Князь приехал в Петербург к Николаю Леопольдовичу.
— Наконец и мы перебираемся с дачи, Агнессочка поправилась, молодцом! — начал он после взаимных приветствий. — Заехал к вам на минуту, деньги нужны.
— Много?
— Да дайте тысяч пять: в кармане всего что-то около семисот рублей осталось, — небрежно ответил князь.
Гиршфельд скорчил серьезно печальную физиономию.
— Нам, князь, необходимо с вами счесться, хотя я и имею честь считать вас в числе своих искренних друзей, но знаете пословицу: «счет дружбы не портит».
— К чему это? Как будто я вам не доверяю.

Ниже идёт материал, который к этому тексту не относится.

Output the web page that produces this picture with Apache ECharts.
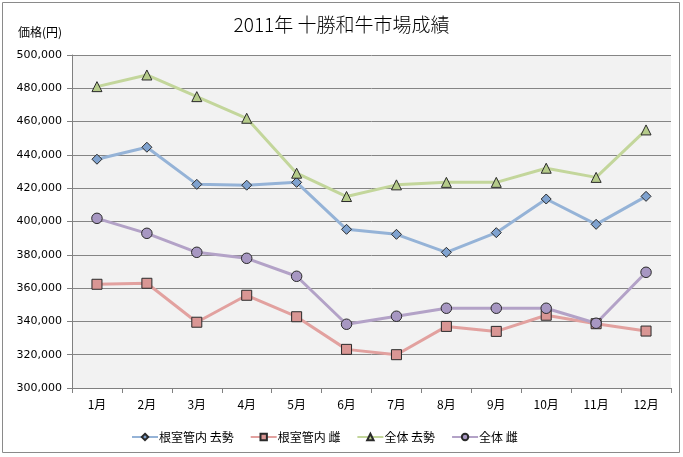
<!DOCTYPE html>
<html><head><meta charset="utf-8">
<script src="https://cdn.jsdelivr.net/npm/echarts@6/dist/echarts.min.js"></script>
<style>html,body{margin:0;padding:0;background:#fff}#c{width:683px;height:457px}</style>
</head><body><div id="c"></div>
<script>
const months = ['1月','2月','3月','4月','5月','6月','7月','8月','9月','10月','11月','12月'];
const nemuroSteer = [437400,444600,422300,421800,423500,395300,392300,381500,393300,413500,398300,415100];
const nemuroHeifer = [362300,362900,339500,355700,342800,323200,320000,337000,334000,343700,338600,334200];
const allSteer = [481000,488000,475000,462000,429000,415000,422000,423500,423500,432000,426500,455000];
const allHeifer = [401900,392900,381500,377900,367100,338300,343100,347900,347900,347900,338900,369500];
const seriesNames = ['根室管内 去勢','根室管内 雌','全体 去勢','全体 雌'];
const titleText = '2011年 十勝和牛市場成績';
const yAxisTitle = '価格(円)';

const cjk = '"Noto Sans CJK JP", "DejaVu Sans", sans-serif';
const chart = echarts.init(document.getElementById('c'), null, {renderer:'canvas'});
function mk(name, data, sym, size, line, fill){
  return {name, type:'line', data, symbol:sym, symbolSize:size, showSymbol:true,
    lineStyle:{color:line, width:3}, itemStyle:{color:fill, borderColor:'#2a2a2a', borderWidth:1},
    color: fill, emphasis:{disabled:true}, z: 3};
}
chart.setOption({
  animation:false,
  backgroundColor:'#ffffff',
  title:{text:titleText, left:'center', top:10, itemGap:0,
    textStyle:{fontFamily:cjk, fontSize:19, fontWeight:300, color:'#000'}},
  graphic:[
    {type:'rect', shape:{x:2.5,y:2.5,width:677,height:450}, style:{fill:null, stroke:'#8a8a8a', lineWidth:1}, z:-1},
    {type:'text', left:18, top:26, style:{text:yAxisTitle, font:'12px '+cjk, fill:'#000'}}
  ],
  legend:{left:126, top:426, itemWidth:26, itemHeight:8, itemGap:16,
    textStyle:{fontFamily:cjk, fontSize:12, color:'#000', padding:[0,0,0,-4]},
    data:seriesNames},
  grid:{left:72, right:12, top:55, bottom:69, show:true, backgroundColor:'#F2F2F2', borderWidth:0},
  xAxis:{type:'category', data:months, boundaryGap:true,
    axisLine:{lineStyle:{color:'#808080'}},
    axisTick:{show:true, length:5, lineStyle:{color:'#808080'}},
    axisLabel:{fontFamily:cjk, fontSize:12, color:'#000', margin:10}},
  yAxis:{type:'value', min:300000, max:500000, interval:20000,
    axisLine:{show:true, lineStyle:{color:'#808080'}},
    axisTick:{show:true, length:5, lineStyle:{color:'#808080'}},
    splitLine:{lineStyle:{color:'#858585', width:1}},
    axisLabel:{fontFamily:'"DejaVu Sans", sans-serif', fontSize:11, color:'#000', margin:10,
      formatter:v=>v.toLocaleString('en-US')}},
  series:[
    mk(seriesNames[0], nemuroSteer, 'diamond', 10, '#95B3D7', '#7FA2CF'),
    mk(seriesNames[1], nemuroHeifer, 'rect', 10, '#E2A19F', '#D99694'),
    mk(seriesNames[2], allSteer, 'triangle', 10, '#C3D69B', '#B5CB8A'),
    mk(seriesNames[3], allHeifer, 'circle', 10.5, '#B3A2C7', '#A797C2')
  ]
});
</script></body></html>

Столько лет не считался с вами и вдруг счеты! — возразил Шестов, не заметив серьезности Николая Леопольдовича.
— Вот то-то и нехорошо, что столько лет не считались. Я вам предлагал не раз, а вы всегда, что называется, и руками, и ногат отмахивались, а между тем вы бы знали положение ваших дел, и это знание повлияло бы на вас быть может убедительнее моих просьб не сорить деньгами. Теперь же наступил момент, что я выдать вам просимую сумму в затруднении.
— Как в затруднении? Разве у меня нет? — вытаращи него глаза Шестов, видя, что он не шутит.
— В том-то и дело, что нет!
— Вы шутите?
— Нисколько!
Гиршфельд подошел к бюро, отпер его, вынул объемистую папку бумаг в изящной синей обложке, на которой крупными буквами было напечатано: «Дело присяжного поверенного Николая Леопольдовича Гиршфельда.
— Потрудитесь рассмотреть документы и ваши расписки и вы убедитесь, что у меня ваших денег на руках осталось только две тысячи триста семнадцать рублей.
Князь сидел, как пораженный громом, и как-то глупо улыбался.